Ao ser diagnosticado com enfisema – uma das manifestações da doença pulmonar obstrutiva crónica - pensou “ao menos não é cancro”. “Eu não tinha ideia da gravidade do problema”, confessa.
Luís era professor de filosofia numa escola secundária e passou a sentir várias limitações no seu dia-a-dia. “Desde que comecei a sufocar passei a sentir pânico em diversas ocasiões”, recorda.
“Tudo na vida me custava. Ir à rua cansava-me, não conseguia subir escadas e acabei por me isolar socialmente”, recorda. “Eu tinha vários amigos que moravam em prédios sem elevador e eu tive de deixar de os visitar”, justifica. Por outro lado, relembra o desgaste psicológico que a doença provocava.
Fora do país, onde viveu durante oito anos, sentiu o seu estado agravar-se. “Estive na Índia e tive um ataque que foi um pavor. Em 2002, em Maputo, tive de ser internado. Estive quase a fazer um pneumotórax. Nesse ano regressei a Portugal”, conta.
“Em 2003 estava péssimo e deixei de fumar. Fui decidindo, a cada dia, que não era o dia em que voltaria a fumar... ao fim de umas semanas comecei a sentir-me melhor”, revela Luís.
No entanto, um ano depois sofre um pneumotórax. “Cheguei quase às ultimas. Estava em Madrid na altura, e ao fim de três semanas de internamento soube que tinha de ser operado. Pedi para regressar a Portugal”, recorda.
A cirurgia, para além de tratar o pneumotórax, serviu para retirar parte do pulmão que se encontrava doente permitindo que a outra parte se expandisse.
“Após a operação fiz reabilitação respiratória para aprender a respirar”, afirma Luís.
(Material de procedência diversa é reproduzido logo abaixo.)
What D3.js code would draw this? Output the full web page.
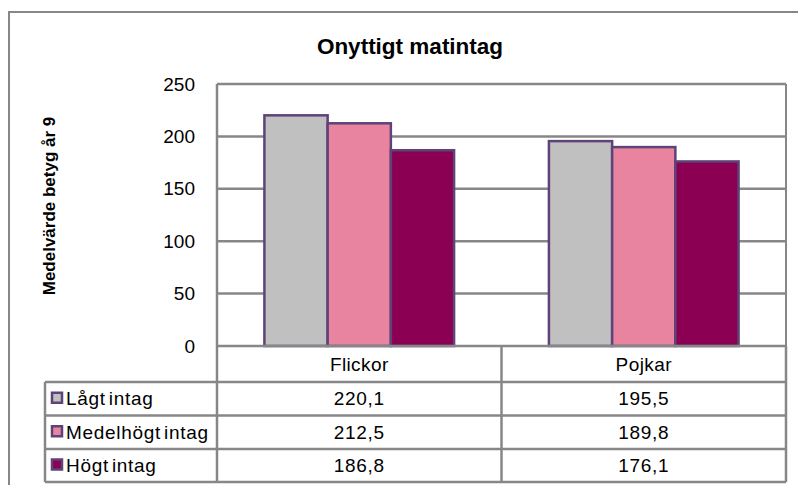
<!DOCTYPE html>
<html>
<head>
<meta charset="utf-8">
<script src="https://cdn.jsdelivr.net/npm/d3@7"></script>
<style>
  html, body { margin: 0; padding: 0; background: #fff; }
  svg { display: block; font-family: "Liberation Sans", Arial, sans-serif; }
</style>
</head>
<body>
<svg id="chart" width="798" height="485"></svg>
<script>
// Data
const categories = ["Flickor", "Pojkar"];
const seriesNames = ["Lågt intag", "Medelhögt intag", "Högt intag"];
const lagtIntag = [220.1, 195.5];
const medelhogtIntag = [212.5, 189.8];
const hogtIntag = [186.8, 176.1];
const yTicks = [0, 50, 100, 150, 200, 250];
const seriesColors = ["#C0C0C0", "#E8849F", "#8B0052"];

const seriesValues = [lagtIntag, medelhogtIntag, hogtIntag];
const fmt = v => d3.format(".1f")(v).replace(".", ",");

const svg = d3.select("#chart");
const gridColor = "#878787";
const barStroke = "#5E4378";
const labelSize = 19;

// Plot area geometry
const plot = { left: 217, right: 786, top: 84, bottom: 346 };
const rowEdges = [346, 382, 415.5, 449, 482];
const tableLeft = 45;

// Outer frame
svg.append("rect")
  .attr("x", 9).attr("y", 12)
  .attr("width", 800).attr("height", 500)
  .attr("fill", "#fff")
  .attr("stroke", gridColor).attr("stroke-width", 2);

// Title
svg.append("text")
  .attr("x", 410).attr("y", 54)
  .attr("text-anchor", "middle")
  .attr("font-weight", "bold")
  .attr("font-size", 22.5)
  .text("Onyttigt matintag");

// Scales
const y = d3.scaleLinear().domain([0, 250]).range([plot.bottom, plot.top]);
const x0 = d3.scaleBand().domain(categories).range([plot.left, plot.right]).paddingInner(0).paddingOuter(0);
const x1 = d3.scaleBand().domain(d3.range(seriesNames.length))
  .range([0, x0.bandwidth()]).paddingOuter(0.75).paddingInner(0);

// Gridlines
svg.append("g").selectAll("line")
  .data(yTicks.filter(t => t > 0))
  .join("line")
  .attr("x1", plot.left).attr("x2", plot.right)
  .attr("y1", d => y(d)).attr("y2", d => y(d))
  .attr("stroke", gridColor).attr("stroke-width", 2.5);

// Plot area right edge
svg.append("line")
  .attr("x1", plot.right).attr("x2", plot.right)
  .attr("y1", plot.top).attr("y2", plot.bottom)
  .attr("stroke", gridColor).attr("stroke-width", 2);

// Y axis
const yAxis = d3.axisLeft(y).tickValues(yTicks).tickSize(0).tickPadding(22);
const gy = svg.append("g").attr("transform", `translate(${plot.left},0)`).call(yAxis);
gy.select(".domain").remove();
gy.selectAll("text")
  .attr("font-size", labelSize)
  .attr("font-family", "Liberation Sans, Arial, sans-serif")
  .attr("fill", "#000");

// Y axis title
svg.append("text")
  .attr("transform", `translate(55,${(plot.top + plot.bottom) / 2 - 9}) rotate(-90)`)
  .attr("text-anchor", "middle")
  .attr("font-weight", "bold")
  .attr("font-size", 17)
  .text("Medelvärde betyg år 9");

// Bars
const groups = svg.append("g").selectAll("g")
  .data(categories)
  .join("g")
  .attr("transform", d => `translate(${x0(d)},0)`);

groups.selectAll("rect")
  .data((d, ci) => seriesValues.map((vals, si) => ({ si, v: vals[ci] })))
  .join("rect")
  .attr("x", d => x1(d.si))
  .attr("y", d => y(d.v))
  .attr("width", x1.bandwidth())
  .attr("height", d => plot.bottom - y(d.v))
  .attr("fill", d => seriesColors[d.si])
  .attr("stroke", barStroke)
  .attr("stroke-width", 2.5);

// Data table
const table = svg.append("g");
const lineAttrs = sel => sel.attr("stroke", gridColor).attr("stroke-width", 2.5);

// Horizontal table lines
rowEdges.forEach((ry, i) => {
  table.append("line")
    .attr("x1", i === 0 ? plot.left : tableLeft).attr("x2", plot.right)
    .attr("y1", ry).attr("y2", ry)
    .call(lineAttrs);
});
// Vertical table lines
table.append("line").attr("x1", plot.left).attr("x2", plot.left)
  .attr("y1", plot.top).attr("y2", rowEdges[4]).call(lineAttrs);
table.append("line").attr("x1", tableLeft).attr("x2", tableLeft)
  .attr("y1", rowEdges[1]).attr("y2", rowEdges[4]).call(lineAttrs);
categories.forEach(c => {
  table.append("line")
    .attr("x1", x0(c) + x0.bandwidth()).attr("x2", x0(c) + x0.bandwidth())
    .attr("y1", rowEdges[0]).attr("y2", rowEdges[4]).call(lineAttrs);
});

// Category header
table.selectAll("text.cat")
  .data(categories)
  .join("text")
  .attr("class", "cat")
  .attr("x", d => x0(d) + x0.bandwidth() / 2)
  .attr("y", (rowEdges[0] + rowEdges[1]) / 2 + 7)
  .attr("text-anchor", "middle")
  .attr("font-size", labelSize)
  .attr("letter-spacing", 0.4)
  .text(d => d);

// Series rows
seriesNames.forEach((name, si) => {
  const top = rowEdges[si + 1], bot = rowEdges[si + 2];
  const mid = (top + bot) / 2;
  table.append("rect")
    .attr("x", 52).attr("y", mid - 6)
    .attr("width", 10).attr("height", 10)
    .attr("fill", seriesColors[si])
    .attr("stroke", barStroke).attr("stroke-width", 2.5);
  table.append("text")
    .attr("x", 66).attr("y", mid + 6.5)
    .attr("font-size", labelSize)
    .attr("letter-spacing", 0.7)
    .attr("word-spacing", -3)
    .text(name);
  categories.forEach((c, ci) => {
    table.append("text")
      .attr("x", x0(c) + x0.bandwidth() / 2)
      .attr("y", mid + 6.5)
      .attr("text-anchor", "middle")
      .attr("font-size", labelSize)
      .attr("letter-spacing", 0.7)
      .text(fmt(seriesValues[si][ci]));
  });
});
</script>
</body>
</html>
Fez cinesioterapia e começou a praticar exercício físico. “Além de aprender a fazer exercícios respiratórios, a controlar a respiração e a expelir os fluído, eu tinha de ter os músculos bem trabalhados para conseguir respirar usando o diafragma”, explica.
O programa de Reabilitação Respiratória teve a duração de um ano, no Hospital Pulido Valente. “É fácil obter para os operados mas, depois de ter sofrido uma pneumonia alguns anos mais tarde, fiquei em lista de espera e acabei por procurar um centro privado especializado”, revela.
Atualmente, usa poucos medicamentos. “Só um no inicio do dia e outro a meio da tarde”, revela. Mas admite ter uma vida limitada. “Não consigo correr, consigo manter a marcha durante duas horas, mas correr é impossível e ainda tenho muita dificuldade em subir escadas. Faço muitas paragens”, diz. No entanto, tenta fazer uma vida o mais normal possível.
“Faço sessões de reabilitação duas vezes pode semana e nos outros dias vou ao ginásio. Tento manter sempre esta rotina. Nos períodos de maiores dificuldades faço reabilitação todos os dias”, conclui.